Mme Cournot, dont le mari avait trouvé la mort comme officier pendant l’autre guerre, est connue pour son grand cœur qui opéra si généreusement pour les réfugiés de 1914-1918
On estime généralement que Sennecey, important relai (sic) sur la route de retraite allemande, était constamment tenu par des milliers d'Allemands qui s'y concentraient avant de repartir vers la prochaine étape. Puissamment armés d'armes automatiques, la rage au cœur d'être chassés et harcelés par l’armée française autrefois si méprisée et par le maquis insuffisamment pourvu pourtant d'armes, ils s'y refaisaient leur âme en terrorisant la population, si bien que ce fut l'exode de la majeure partie de celle-ci vers les villages environnants.

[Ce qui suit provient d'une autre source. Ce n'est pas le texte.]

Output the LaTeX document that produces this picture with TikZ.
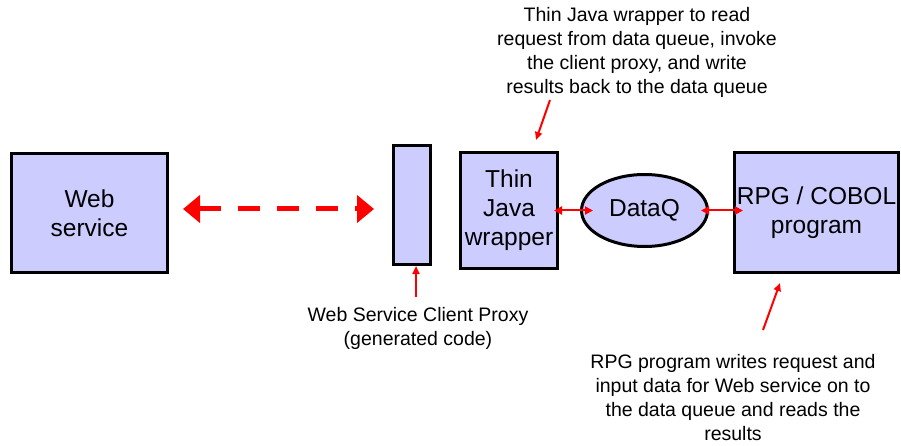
\documentclass[tikz,border=0pt]{standalone}
\usepackage{fontspec}
\setmainfont{Liberation Sans}
\usetikzlibrary{arrows.meta,shapes.geometric}
\definecolor{boxblue}{RGB}{204,204,255}
\begin{document}
\begin{tikzpicture}[x=1pt,y=-1pt]
\tikzstyle{box}=[rectangle,draw=black,line width=3pt,fill=boxblue,inner sep=0pt,align=center,font=\fontsize{24.5}{29}\selectfont]
\tikzstyle{note}=[align=center,inner sep=0pt,font=\fontsize{19.5}{24}\selectfont]
\tikzstyle{link}=[red,line width=2pt,{Triangle[length=8pt,width=8pt]}-{Triangle[length=8pt,width=8pt]}]
\tikzstyle{callout}=[red,line width=2pt,-{Triangle[length=8pt,width=7pt]}]
\useasboundingbox (0,0) rectangle (901,446);
\node[box,minimum width=156,minimum height=119] (web) at (89.5,213) {Web\\service};
\node[box,minimum width=37,minimum height=119] (proxy) at (412,205) {};
\node[box,minimum width=97,minimum height=116] (wrap) at (509,210.5) {Thin\\Java\\wrapper};
\node[box,ellipse,minimum width=126,minimum height=72] (dataq) at (644.5,210.5) {DataQ};
\node[box,minimum width=164,minimum height=120] (rpg) at (816.5,212.5) {RPG / COBOL\\program};
\node[note] (wrapnote) at (637,52) {Thin Java wrapper to read\\request from data queue, invoke\\the client proxy, and write\\results back to the data queue};
\node[note] (proxynote) at (418,328) {Web Service Client Proxy\\(generated code)};
\node[note] (rpgnote) at (733,398) {RPG program writes request and\\input data for Web service on to\\the data queue and reads the\\results};
\coordinate (wraptail) at (550,100);
\coordinate (wraptip) at (536,140);
\coordinate (rpgtail) at (763,330);
\coordinate (rpgtip) at (780,283);
\coordinate (proxytail) at (416,297);
% connectors
\draw[red,line width=5pt,dash pattern=on 22pt off 17pt,{Triangle[length=17pt,width=27pt]}-{Triangle[length=17pt,width=27pt]},shorten <=14pt,shorten >=18pt] ([yshift=4pt]web.east) -- ([yshift=4pt]web.east -| proxy.west);
\draw[link,shorten <=-5pt,shorten >=-13pt] (wrap.east) -- (dataq.west);
\draw[link,shorten <=-8pt,shorten >=-10pt] (dataq.east) -- (dataq.east -| rpg.west);
\draw[callout] (wraptail) -- (wraptip);
\draw[callout] (rpgtail) -- (rpgtip);
\draw[callout] (proxytail) -- (proxytail |- proxy.south);
\end{tikzpicture}
\end{document}
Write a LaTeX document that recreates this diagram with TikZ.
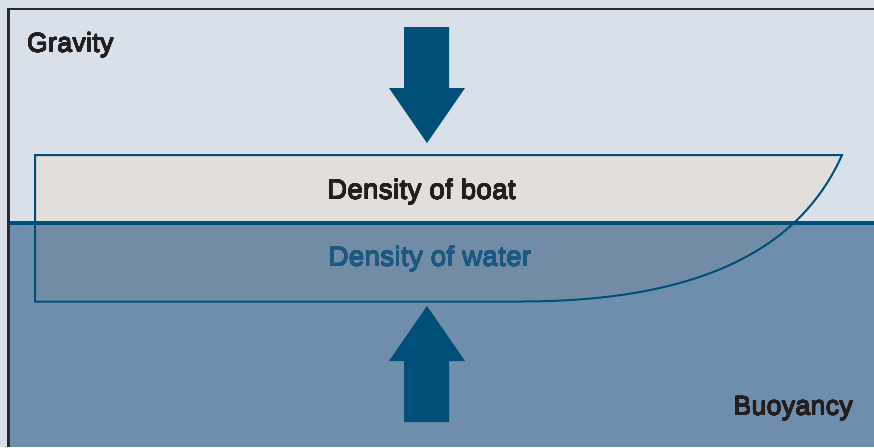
\documentclass[tikz,border=0pt]{standalone}
\usepackage{fontspec}
\usepackage{contour}
\setmainfont{Liberation Sans}[LetterSpace=1.5]
\contourlength{0.3pt}
\contournumber{16}
\definecolor{skyc}{HTML}{D9E0EA}
\definecolor{waterc}{HTML}{6F8DAD}
\definecolor{hullc}{HTML}{E2DEDC}
\definecolor{hullwet}{HTML}{738CA6}
\definecolor{navy}{HTML}{004F79}
\definecolor{inkc}{HTML}{231F20}
\definecolor{watertext}{HTML}{1C5882}
\definecolor{framec}{HTML}{2B2B2B}
% medium-weight text: the glyphs thickened by a thin contour of their own colour
\newcommand{\medtext}[2]{\contour{#1}{\textcolor{#1}{#2}}}
\tikzset{
  label/.style={font=\fontsize{27.5}{32}\selectfont, inner sep=0pt},
  corner/.style={label, font=\fontsize{26.5}{31}\selectfont},
  forcearrow/.style={fill=navy, draw=none},
}
\begin{document}
\begin{tikzpicture}[x=1pt, y=-1pt]
  \useasboundingbox (0,0) rectangle (874,447);
  % air and water
  \fill[skyc] (0,0) rectangle (874,447);
  \fill[waterc] (8.5,223) rectangle (874,447);
  % hull outline used for fill and stroke
  \def\hullpath{(35,155) -- (842,155) .. controls (792,268) and (665,301.5) .. (520,301.5) -- (35,301.5) -- cycle}
  \begin{scope}
    \clip (0,0) rectangle (874,223);
    \fill[hullc] \hullpath;
  \end{scope}
  \begin{scope}
    \clip (0,223) rectangle (874,447);
    \fill[hullwet] \hullpath;
  \end{scope}
  % waterline
  \draw[navy, line width=4.5pt] (8.5,223) -- (874,223);
  \draw[navy, line width=2pt] \hullpath;
  % frame
  \draw[framec, line width=2.5pt] (8.5,447) -- (8.5,9) -- (874,9);
  % gravity arrow
  \fill[forcearrow] (404,27) -- (449,27) -- (449,88) -- (465,88) -- (427,143)
    -- (389,88) -- (404,88) -- cycle;
  % buoyancy arrow
  \fill[forcearrow] (404,422) -- (449,422) -- (449,361) -- (465,361) -- (427,306)
    -- (389,361) -- (404,361) -- cycle;
  % labels
  \node[corner, anchor=base west] (gravity) at (27,52) {\medtext{inkc}{Gravity}};
  \node[corner, anchor=base east] (buoyancy) at (853,415) {\medtext{inkc}{Buoyancy}};
  \node[label, anchor=base] (boat) at (421.5,199) {\medtext{inkc}{Density of boat}};
  \node[label, anchor=base] (water) at (430,266) {\medtext{watertext}{Density of water}};
\end{tikzpicture}
\end{document}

A cette supériorité écrasante, dix-neuf Français allaient s'attaquer. Passant par Corlay, leurs quatre jeeps foncent sur Saint-Julien, et de là, sur la route nationale a sa traversée de Sennecey. Crachant le feu de toutes leurs mitrailleuses, ils se démènent comme des diables. Pour les Boches, c'est la surprise totale. Par Viel-Moulin, les quatre voitures reprirent le chemin qui passe derrière les maisons et parmi les jardins, regagnant Saint-Julien. Les pertes avaient été minimes, un seul parmi les 19 fut tué.
Mais voici qu'est décidée une deuxième attaque. On repart en trombe. Mais, cette fois, les Allemands sont sur leurs gardes. Un feu terrible assaille les jeeps, puis elles sont attaquées de toutes parts, à coups de crosse, à coups de couteau. C'est un corps-à-corps écharné (sic). Un des rescapés a raconté depuis : « Les Boches étaient tellement fous de rage qu'ils sautaient sur nos voitures avec le couteau. Jamais je n'ai vu pareille rage. Moi-même j'ai perdu mon couteau dans le dos d'un Boche... »
Ils sont revenus trois, tous blessés.
Leur courage sublime, leur « furia francese », leur sacrifice suprême en ont fait des héros dont le souvenir ne s'effacera jamais. Venus pour venger les milliers de victimes de la barbarie nazie, ils ont mélangé leur sang avec le leur, et la journée du 4 septembre associera toujours le commun sacrifice des habitants de Laives, sauvagement assassinés, des vaillants F.F.I. morts ce jour-là, et des parachutistes de l’héroïque équipée.